But, for the Bears, to focus on what is ahead means diving right back into the past. With UCLA and their version of the pistol coming to Berkeley, the Bears have reevaluated what mistakes they made the first time around against the pistol. All in all, it's the Cal defense's second bout with the one offense that made them look bad. It's a chance for redemption, a chance to make things right, a chance to pull even in the conference race.
With the bye week and some extra practice behind them, the Bears' defense turns their full-fledged attention right onto the UCLA offense.
"We are still practicing [to defend the pistol]," Cal head coach Jeff Tedford said at his Tuesday press conference. "The next couple of days of practice are still going to be very important because we're still learning every day with it. It's tough to stop, there's no question about it, especially when you have guys running it like they have."
Granted, UCLA will not have Colin Kaepernick and Vai Taua – both who have run Nevada's offense to perfection. Instead, they counter with the inconsistent and oft-injured Kevin Prince, tagged alongside running backs Jonathan Franklin and Derrick Coleman. They are UCLA-caliber athletes, but they are still learning. The scary thing is they are improving.
Despite a nonexistent passing game, UCLA has put up 107 points in their last three games – including a 34-12 stunner over then-ranked No. 7 Texas in Austin. Despite their shortcomings at quarterback, they are producing. Their architect of the pistol offense – Norm Chow – is notoriously known for developing NFL-talent quarterbacks, including the likes of Carson Palmer and Phillip Rivers. He has been given more football credit than the actual creator of the pistol offense, Nevada's Chris Ault. But at UCLA, Chow has thrown all that out the door in an attempt to somehow get UCLA's offense rolling again.
So far, they are moving in the right direction.

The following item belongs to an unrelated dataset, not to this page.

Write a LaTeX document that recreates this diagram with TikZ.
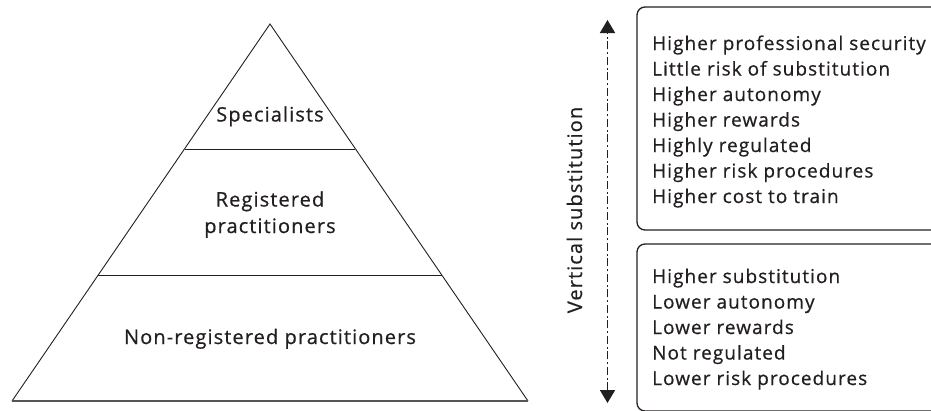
\documentclass[tikz,border=0pt]{standalone}
\usepackage{fontspec}
\setmainfont[LetterSpace=5.5, FakeBold=0.6]{Open Sans}
\usetikzlibrary{arrows.meta}
\definecolor{ink}{HTML}{231F20}
\definecolor{rule}{HTML}{555555}
\begin{document}
\begin{tikzpicture}[x=1pt,y=-1pt,
  every node/.style={text=ink, inner sep=0pt},
  tierlabel/.style={font=\fontsize{20}{26.5}\selectfont, align=center, anchor=base},
  listtext/.style={font=\fontsize{19}{25.5}\selectfont, align=left, anchor=base west},
  listbox/.style={draw=ink, line width=1.3pt, rounded corners=8pt},
  substarrow/.style={draw=ink, line width=1.8pt, dash pattern=on 8pt off 2.7pt on 2pt off 2.8pt,
    {Triangle[length=13pt,width=15pt]}-{Triangle[length=13pt,width=15pt]}}]
\useasboundingbox (0,0) rectangle (931,410);
\clip (0,0) rectangle (931,410);

% pyramid outline and tier dividers
\coordinate (apex) at (270,24);
\coordinate (bl) at (12,401);
\coordinate (br) at (528,401);
\draw[ink, line width=0.9pt, line join=miter] (bl) -- (apex) -- (br);
\draw[rule, line width=2pt] (bl) -- (br);
\draw[ink, line width=0.9pt] (184.6,149) -- (355.4,149);
\draw[ink, line width=0.9pt] (98,275.5) -- (442,275.5);

% tier labels (base anchor sits on the last line)
\node[tierlabel] (spec) at (270,121.5) {Specialists};
\node[tierlabel] (reg) at (270,233) {Registered\\practitioners};
\node[tierlabel] (nonreg) at (270,344) {Non-registered practitioners};

% substitution axis
\coordinate (axtop) at (607.5,20);
\coordinate (axbot) at (607.5,403);
\draw[substarrow] (axbot) -- (axtop);
\node[font=\fontsize{20}{24}\selectfont, rotate=90, anchor=base] (vsub) at (582,210) {Vertical substitution};

% attribute boxes
\draw[listbox] (637,7) rectangle (960,230);
\draw[listbox] (637,244) rectangle (960,411);
\node[listtext] (upper) at (652,203) {Higher professional security\\Little risk of substitution\\Higher autonomy\\Higher rewards\\Highly regulated\\Higher risk procedures\\Higher cost to train};
\node[listtext] (lower) at (652,385) {Higher substitution\\Lower autonomy\\Lower rewards\\Not regulated\\Lower risk procedures};
\end{tikzpicture}
\end{document}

"I think it's a product of the pistol, actually," said Tedford. "I think they've always had good running backs and it seems like they're really gaining momentum with it. It looks like they're getting much more comfortable with what's going on. The speed in which they do it is very efficient."
"They have two great running backs [Franklin and Coleman] who hit it hard. And even if you get one-on-one with them and they break a tackle, it has potential to be a big play. Tackling is key, there's no question about it."
Much like last year after their first two disappointing losses, the Bears used the bye week to get ready for and prepare against UCLA. This time, however, much focus and emphasis will be placed on how the Bears stop that offense.
"You need to be disciplined," said Tedford, in talking about how to defend the pistol offense. "It's very important that we play disciplined and that we're aggressive – but not overly aggressive to the ball and get guys out of position."
"It's tough to stop, there's no question about it."
And with being in a conference that looks to be as deep as any in the nation, a 0-2 start can essentially kill any hope of ending a Rose Bowl drought, especially with a visit to USC on the horizon. On the Bears side is the notable fact that they have taken three of the last four against UCLA, and have not lost at home to the Bruins since 1998.
But, to do it again, the Bears will need to be focused, be ready, and be disciplined.
Or the hopes of the Rose Bowl will be a distant memory too.